# Sexy Temari!!!



## majin_ssj_eric (May 13, 2007)

Ok, got a little bored at work today and decided to draw the lovely Temari.  I didn't have any references to work from so the style is a little different but I quite liked how it turned out.  Almost like a Marvel version of a Japanese manga character.  Anyway, please keep the comments coming as I love to see what others think of my work.  Later!


----------



## Even (May 13, 2007)

DAMN!!! That's really hot Really nice work


----------



## Itachi:.Uchiha17 (May 13, 2007)

Nice work man


----------



## Sogeking (May 13, 2007)

O:



hawttttttttttttt


----------



## lavi69 (May 13, 2007)

nnnniiicceee!!!!


----------



## Frambuesa (May 13, 2007)

so hot!!
*drooling*

loved it ;D


----------



## Crimson2Phoenix7 (May 13, 2007)

pretty nice but she looks like a total hoe.


----------



## Violent-nin (May 13, 2007)

Nice drawing, looks great.


----------



## Yakushi Kabuto (May 13, 2007)

Woah, that outfit sure is something, I really like how you did her body shape, it all looks correct in the most attractive way possible.


----------



## Portgas D. Ace (May 13, 2007)

Not bad....


----------



## Random Nobody (May 13, 2007)

Very Nice!


----------



## Haku (May 13, 2007)

very nice, make more make more !


----------



## Sai (May 13, 2007)

mmmmm very sexy *drooling*


----------



## Char-Aznable (May 13, 2007)

She scares me..........


----------



## Tea And Cookies! (May 13, 2007)

thats hawt


----------



## adil (May 14, 2007)

the titles spot on.
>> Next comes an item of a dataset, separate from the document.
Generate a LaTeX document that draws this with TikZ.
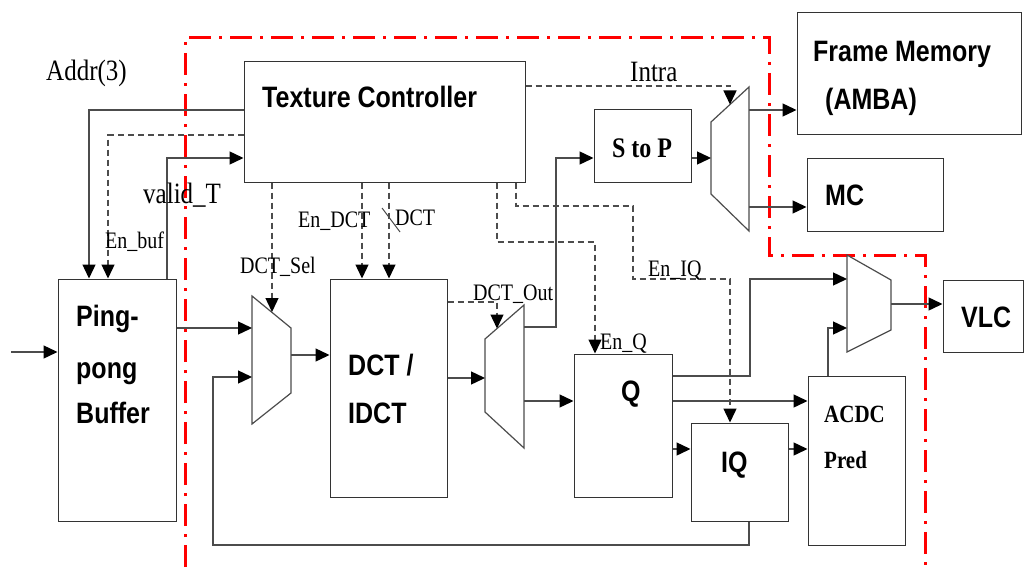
\documentclass[tikz,border=0pt]{standalone}
\usepackage{fontspec}
\usepackage{graphicx}
\setmainfont{Liberation Serif}
\newfontfamily\hv{Liberation Sans}
\usetikzlibrary{arrows.meta,calc}
\newcommand\vs[1]{\scalebox{1}[1.18]{#1}}
\begin{document}
\begin{tikzpicture}[x=1pt,y=-1pt,
  box/.style={draw=black!80, line width=1pt, inner sep=0pt},
  ln/.style={draw=black!70, line width=1.4pt},
  arr/.style={ln, -{Triangle[length=14pt,width=13pt,color=black]}},
  dsh/.style={arr, dash pattern=on 6pt off 4pt},
  dln/.style={ln, dash pattern=on 6pt off 4pt},
  mux/.style={draw=black!70, line width=1.2pt, fill=white},
  sansl/.style={anchor=base west, inner sep=0pt, font=\hv\bfseries\fontsize{25}{30}\selectfont},
  serl/.style={anchor=base west, inner sep=0pt, font=\fontsize{20}{24}\selectfont},
  serL/.style={anchor=base west, inner sep=0pt, font=\fontsize{25}{30}\selectfont},
  serb/.style={anchor=base west, inner sep=0pt, font=\bfseries\fontsize{21}{25}\selectfont},
  redline/.style={draw=red, line width=3pt, dash pattern=on 22pt off 8pt on 3pt off 8pt}
]
\useasboundingbox (0,0) rectangle (1024,567);

% red boundary
\draw[redline] (185,567) -- (185,38) -- (769,38) -- (769,255) -- (925,255) -- (925,567);

% boxes
\node[box, minimum width=281pt, minimum height=120pt] (tc) at (384.5,122) {};
\node[box, minimum width=118pt, minimum height=242pt] (pp) at (117,400) {};
\node[box, minimum width=117pt, minimum height=218pt] (dct) at (388.5,388) {};
\node[box, minimum width=97pt, minimum height=72pt] (stp) at (642.5,146) {};
\node[box, minimum width=98pt, minimum height=143pt] (q) at (623,425.5) {};
\node[box, minimum width=97pt, minimum height=98pt] (iq) at (739.5,472) {};
\node[box, minimum width=97pt, minimum height=169pt] (acdc) at (856.5,460.5) {};
\node[box, minimum width=80pt, minimum height=72pt] (vlc) at (983,316) {};
\node[box, minimum width=224pt, minimum height=121pt] (fm) at (909,73.5) {};
\node[box, minimum width=136pt, minimum height=73pt] (mc) at (875,194.5) {};

% box texts
\node[sansl] (ttc) at (262,107) {\vs{Texture Controller}};
\node[sansl] (tpp1) at (76,326) {\vs{Ping-}};
\node[sansl] (tpp2) at (76,378) {\vs{pong}};
\node[sansl] (tpp3) at (76,423) {\vs{Buffer}};
\node[sansl] (tdct1) at (348,375) {\vs{DCT /}};
\node[sansl] (tdct2) at (348,423) {\vs{IDCT}};
\node[sansl] (tq) at (621,401) {\vs{Q}};
\node[sansl] (tiq) at (721,472) {\vs{IQ}};
\node[sansl] (tvlc) at (961,327) {\vs{VLC}};
\node[sansl] (tmc) at (825,205) {\vs{MC}};
\node[sansl] (tfm1) at (813,62) {\vs{Frame Memory}};
\node[sansl] (tfm2) at (825,110) {\vs{(AMBA)}};
\node[anchor=base, inner sep=0pt, font=\bfseries\fontsize{24}{28}\selectfont] (tstp) at (642,157) {\vs{S to P}};
\node[serb] (tacdc1) at (824,422) {\vs{ACDC}};
\node[serb] (tacdc2) at (824,468) {\vs{Pred}};

% muxes
\draw[mux] (252,296) -- (291,328) -- (291,393) -- (252,424) -- cycle;
\draw[mux] (485,339) -- (524,305) -- (524,448) -- (485,412) -- cycle;
\draw[mux] (711,122) -- (749,87) -- (749,231) -- (711,194) -- cycle;
\draw[mux] (847,255) -- (891,280) -- (891,330) -- (847,352) -- cycle;

\coordinate (m1a) at (252,328);
\coordinate (m1b) at (252,377);
\coordinate (m1o) at (291,355);
\coordinate (m1t) at (272,312);
\coordinate (m2i) at (485,378);
\coordinate (m2t) at (497,328.5);
\coordinate (m2oa) at (524,327);
\coordinate (m2ob) at (524,401);
\coordinate (m4i) at (711,158);
\coordinate (m4t) at (730,104.5);
\coordinate (m4oa) at (749,110);
\coordinate (m4ob) at (749,207);
\coordinate (m3a) at (847,279);
\coordinate (m3b) at (847,328);
\coordinate (m3o) at (891,304);
\coordinate (src) at (11,352);

% connectors
\draw[arr] (src) -- (pp.west |- src);
\draw[arr] (tc.west |- 0,110) -| (pp.north -| 89,0);
\draw[dsh] (tc.west |- 0,135) -| (pp.north -| 108,0);
\draw[arr] (pp.north -| 167,0) |- (tc.west |- 0,158);
\draw[dsh] (tc.south -| m1t) -- (m1t);
\draw[dsh] (tc.south -| 362,0) -- (dct.north -| 362,0);
\draw[dsh] (tc.south -| 389,0) -- (dct.north -| 389,0);
\draw[draw=black!70, line width=1pt] (382,208) -- (400,232);
\draw[arr] (pp.east |- m1a) -- (m1a);
\draw[arr] (m1o) -- (dct.west |- m1o);
\draw[arr] (dct.east |- m2i) -- (m2i);
\draw[dsh] (dct.east |- 0,302) -| (m2t);
\draw[arr] (m2oa) -| (556,158) -- (stp.west |- 0,158);
\draw[arr] (m2ob) -- (q.west |- m2ob);
\draw[dsh] (tc.south -| 497,0) |- (595,242) -- (q.north -| 595,0);
\draw[dsh] (tc.south -| 516,0) |- (633,206) |- (730,279) -- (iq.north -| 730,0);
\draw[arr] (stp.east |- m4i) -- (m4i);
\draw[dsh] (tc.east |- 0,86) -| (m4t);
\draw[arr] (m4oa) -- (fm.west |- m4oa);
\draw[arr] (m4ob) -- (mc.west |- m4ob);
\draw[arr] (q.east |- 0,376) -| (750,279) -- (m3a);
\draw[arr] (q.east |- 0,401) -- (acdc.west |- 0,401);
\draw[arr] (q.east |- 0,449) -- (iq.west |- 0,449);
\draw[arr] (iq.east |- 0,449) -- (acdc.west |- 0,449);
\draw[arr] (iq.south -| 749,0) |- (213,545) |- (m1b);
\draw[arr] (acdc.north -| 828,0) |- (m3b);
\draw[arr] (m3o) -- (vlc.west |- m3o);

% signal labels
\node[serL] (laddr) at (46,81) {\vs{Addr(3)}};
\node[serL] (lvalid) at (143,203) {\vs{valid\_T}};
\node[serl] (lenbuf) at (105,248) {\vs{En\_buf}};
\node[serl] (ldctsel) at (240,273) {\vs{DCT\_Sel}};
\node[serl] (lendct) at (298,227) {\vs{En\_DCT}};
\node[serl] (ldct) at (395,225) {\vs{DCT}};
\node[serl] (ldctout) at (473,300) {\vs{DCT\_Out}};
\node[serL] (lintra) at (630,82) {\vs{Intra}};
\node[serl] (lenq) at (600,349) {\vs{En\_Q}};
\node[serl] (leniq) at (648,276) {\vs{En\_IQ}};
\end{tikzpicture}
\end{document}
Well done


----------



## Pugthug (May 14, 2007)

Kinda has a tomb raider feel to it. Anyway great picture you nailed what Temari should look like ^_^


----------



## Lullaby (May 14, 2007)

Very nice ♥
only her hands looks a bit off to me <3


----------



## Lapin_Mignon (May 14, 2007)

Oh! I love it!


----------



## kaiden (May 14, 2007)

HOT!!!!!!!!!!!!!!


----------



## Shmee (May 14, 2007)

bangin hot temari man. good job


----------



## majin_ssj_eric (May 15, 2007)

Thanks for all the comments guys.  I'll try to draw some more soon....


----------



## Insein (May 15, 2007)

Vedy Nice.


----------



## Lemonade (May 15, 2007)

Now that's sexy, you have skills!


----------



## Mizura (May 15, 2007)

That Is pretty sexy. XD


----------



## Fremen (May 15, 2007)

good work


----------



## mmv1301 (May 15, 2007)

That's RED HOT!


----------



## Valentine ♥ (May 15, 2007)

I bet Shikamaru's jaw dropped when he seen that...


----------



## sonteen12 (May 15, 2007)

Very sexy!!


----------



## Gamble (May 15, 2007)

Her arms look a bit short I think, but it's very lovely. ^^


----------



## natwel (May 27, 2007)

I think her dress pre time skip is sexier though.


----------



## pancake (May 27, 2007)

That's sexy. O_O Great work!


----------